The use of gradient fingerprints as domain descriptors is elegant—no external priors are required; domain information is extracted purely from the interaction between data and model.
FiLM-conditioned transformations are simple yet effective, achieving domain adaptation through scaling and shifting alone.
DPAA strictly adheres to the ICL paradigm, serving as an exemplary design reference for prompt learning in the graph domain.
Modality-agnosticism makes the method applicable in privacy-sensitive scenarios where only pre-encoded data are available.

Limitations & Future Work¶

One-step gradient fingerprints may be sensitive to the initialization \(\theta_0\).
SVD-based preprocessing for feature dimension unification may result in information loss.
The diversity of pre-training domains directly affects generalization capability.
The computational efficiency of gradient computation on large-scale graphs warrants further investigation.

vs.
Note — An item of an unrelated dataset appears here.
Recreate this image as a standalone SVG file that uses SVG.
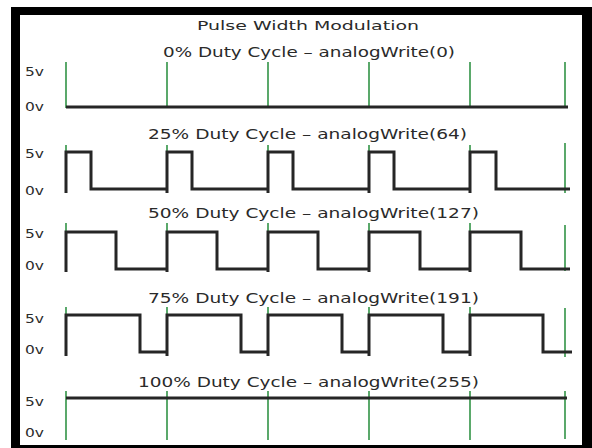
<svg xmlns="http://www.w3.org/2000/svg" width="592" height="448" viewBox="0 0 592 448">
  <style>
    .t { font-family: "DejaVu Sans", "Liberation Sans", sans-serif; fill: #2a2a2a; }
    .title { font-size: 13px; }
    .sub { font-size: 14px; }
    .lv { font-size: 12.5px; }
    .g { stroke: #3f9a52; stroke-width: 1.7; fill: none; }
    .w { stroke: #262626; stroke-width: 3; fill: none; stroke-linejoin: miter; stroke-linecap: butt; }
  </style>
  <rect x="0" y="0" width="592" height="448" fill="#ffffff"/>
  <g id="frame">
    <rect x="11" y="7" width="581" height="441" fill="#000000"/>
    <rect x="20" y="15" width="562" height="430" fill="#ffffff"/>
  </g>
  <g id="title">
    <text class="t title" x="197" y="30" textLength="222" lengthAdjust="spacingAndGlyphs">Pulse Width Modulation</text>
  </g>

  <g id="row-0">
    <text class="t sub" x="163" y="57" textLength="292" lengthAdjust="spacingAndGlyphs">0% Duty Cycle – analogWrite(0)</text>
    <text class="t lv" x="25" y="76" textLength="19" lengthAdjust="spacingAndGlyphs">5v</text>
    <text class="t lv" x="25" y="111" textLength="19" lengthAdjust="spacingAndGlyphs">0v</text>
  </g>
  <g id="row-25">
    <text class="t sub" x="148" y="139" textLength="319" lengthAdjust="spacingAndGlyphs">25% Duty Cycle – analogWrite(64)</text>
    <text class="t lv" x="25" y="158" textLength="19" lengthAdjust="spacingAndGlyphs">5v</text>
    <text class="t lv" x="25" y="195" textLength="19" lengthAdjust="spacingAndGlyphs">0v</text>
  </g>
  <g id="row-50">
    <text class="t sub" x="148" y="218" textLength="331" lengthAdjust="spacingAndGlyphs">50% Duty Cycle – analogWrite(127)</text>
    <text class="t lv" x="25" y="238" textLength="19" lengthAdjust="spacingAndGlyphs">5v</text>
    <text class="t lv" x="25" y="270" textLength="19" lengthAdjust="spacingAndGlyphs">0v</text>
  </g>
  <g id="row-75">
    <text class="t sub" x="148" y="303" textLength="331" lengthAdjust="spacingAndGlyphs">75% Duty Cycle – analogWrite(191)</text>
    <text class="t lv" x="25" y="323" textLength="19" lengthAdjust="spacingAndGlyphs">5v</text>
    <text class="t lv" x="25" y="354" textLength="19" lengthAdjust="spacingAndGlyphs">0v</text>
  </g>
  <g id="row-100">
    <text class="t sub" x="138" y="387" textLength="341" lengthAdjust="spacingAndGlyphs">100% Duty Cycle – analogWrite(255)</text>
    <text class="t lv" x="25" y="406" textLength="19" lengthAdjust="spacingAndGlyphs">5v</text>
    <text class="t lv" x="25" y="437" textLength="19" lengthAdjust="spacingAndGlyphs">0v</text>
  </g>

  <g id="connectors">
    <!-- period markers -->
    <path class="g" d="M66,62V108 M167,62V108 M268,62V108 M369,62V108 M470,62V108 M565,62V108"/>
    <path class="g" d="M66,145V193 M167,145V193 M268,145V193 M369,145V193 M470,145V193 M565,143V193"/>
    <path class="g" d="M66,223V272 M167,223V272 M268,223V272 M369,223V272 M470,223V272 M565,225V271"/>
    <path class="g" d="M66,307V356 M167,307V356 M268,307V356 M369,307V356 M470,307V356 M565,308V357"/>
    <path class="g" d="M66,391V440 M167,391V440 M268,391V440 M369,391V440 M470,391V440 M565,391V439"/>

    <!-- waveforms -->
    <path class="w" d="M66,107H568"/>
    <path class="w" d="M66,193V152H91V189H167V152H192V189H268V152H293V189H369V152H394V189H470V152H496V189H570 M167,189V193 M268,189V193 M369,189V193 M470,189V193"/>
    <path class="w" d="M66,272V232H116V269H167V232H217V269H268V232H318V269H369V232H420V269H470V232H521V269H570 M167,269V272 M268,269V272 M369,269V272 M470,269V272"/>
    <path class="w" d="M66,356V315H140V352H167V315H241V352H268V315H342V352H369V315H443V352H470V315H543V352H572 M167,352V356 M268,352V356 M369,352V356 M470,352V356"/>
    <path class="w" d="M66,398H567"/>
  </g>
</svg>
UniGraph/OFA: Does not require converting raw data to text; fully modality-agnostic.
vs. Prodigy: Adds cross-domain alignment capability, yielding stronger generalization.
vs. GPF: Incorporates cross-domain alignment, handling heterogeneous domains more effectively.

Rating¶

Novelty: ⭐⭐⭐⭐⭐ The combination of gradient fingerprints and modality-agnostic ICL is pioneering, with solid theoretical guarantees.
Experimental Thoroughness: ⭐⭐⭐⭐ Comprehensive multi-domain evaluation, though testing on very large-scale graphs is lacking.
Writing Quality: ⭐⭐⭐⭐⭐ Theory and practice are tightly integrated, with a consistent notation system.
Value: ⭐⭐⭐⭐ Advances graph foundation models toward genuinely universal in-context learning.